Y cuando los docentes llaman a los padres para comentar estas situaciones, es ella quien se encarga no solo de traducir palabras, sino también de describir una idiosincrasia que aún es ajena para ellos.

Con voz pausada, cuenta cómo la mayoría del plantel docente se muestra comprensivo, busca la manera de comunicarse, le pide ayuda para lograrlo. También están los otros, los que prefieren ignorar la situación, hacer como si nada hubiera cambiado. Arina se muestra empática con los docentes, dice que entiende que “los profesores deben trabajar el doble sin compensación extra y además esto es nuevo para todos”. 

Nuevo y distinto. Como el recibimiento que esperaba a Arina y sus hijos en Buenos Aires. Ella sonríe cuando recuerda sus primeros días en el país. Los argentinos le parecen abiertos, amigables; no puede creer que todavía nadie le haya hecho notar que viene de un país en guerra. “Nos dan la bienvenida todo el tiempo”, dice. 

De pronto se pone seria. “La gente en Rusia es más reservada”, relata mientras parecen venir a su mente los recuerdos de un lugar en el que nunca se sintió a gusto.

Arina nació en Kiev, cuando aún Ucrania era parte de la Unión Soviética, y a los 11 años una oportunidad laboral para su padre hizo que la familia se trasladara a la capital soviética. “Moscú es demasiado grande, demasiado rápida, demasiado ruidosa para mí”, dice. Las grandes distancias no eran compatibles con su necesidad de un mundo pequeño y confortable. 

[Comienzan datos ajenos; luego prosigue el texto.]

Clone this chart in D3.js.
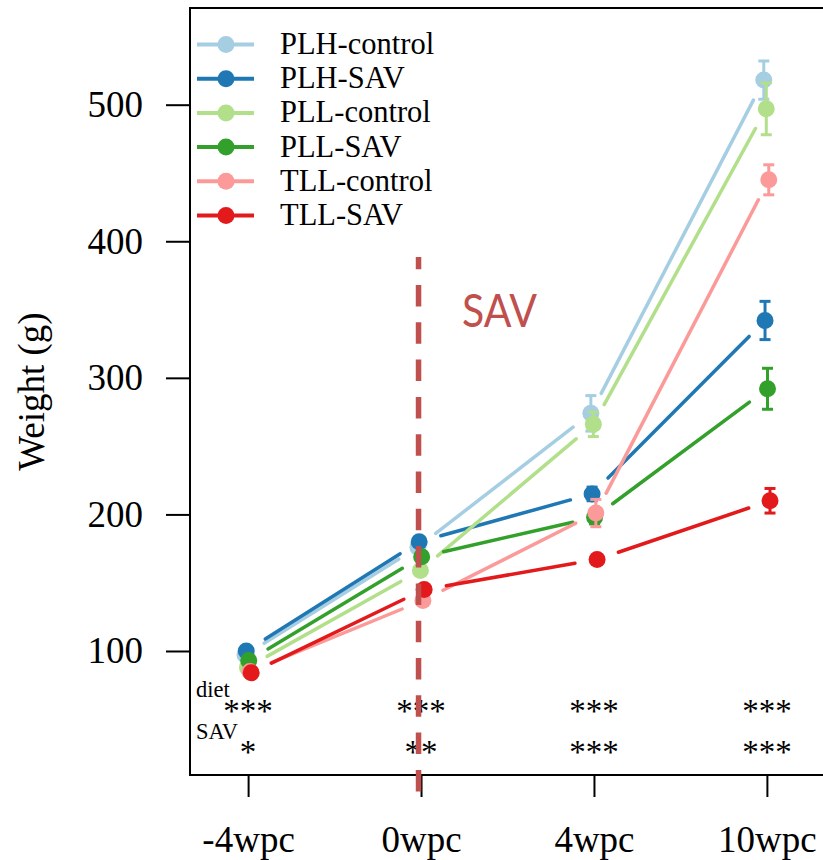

Cuando habla de la guerra dirige la vista al techo, como si buscara respuestas. No puede entender que los dos países que representan partes tan importantes de su vida se estén bombardeando. Cuenta de sus familiares en Ucrania, de cómo siguen con su vida a pesar de todo, de videollamadas entre lágrimas, de una sociedad triste. 

Sus hijos no quieren ver las noticias, el más chico ni siquiera quiere hablar del tema. La distancia les trae alivio, pero Arina no puede ocultar la tristeza.

“No tengo respuestas para muchas preguntas”, dice cuando habla del futuro. Un futuro difícil de predecir pero que está lleno de sueños. Se imagina viviendo en esta Argentina que le abrió las puertas y la hace sentir parte. Cuando habla del porvenir de sus hijos, reaparece la palabra libertad. “Quiero que sean ellos quienes decidan”, dice. Y vuelve a sonreír.

Por lo pronto, mañana se volverán a levantar temprano, caminarán por las veredas arboladas de Olivos e intentarán que la escuela, como la vida, sean parte de un sueño de libertad.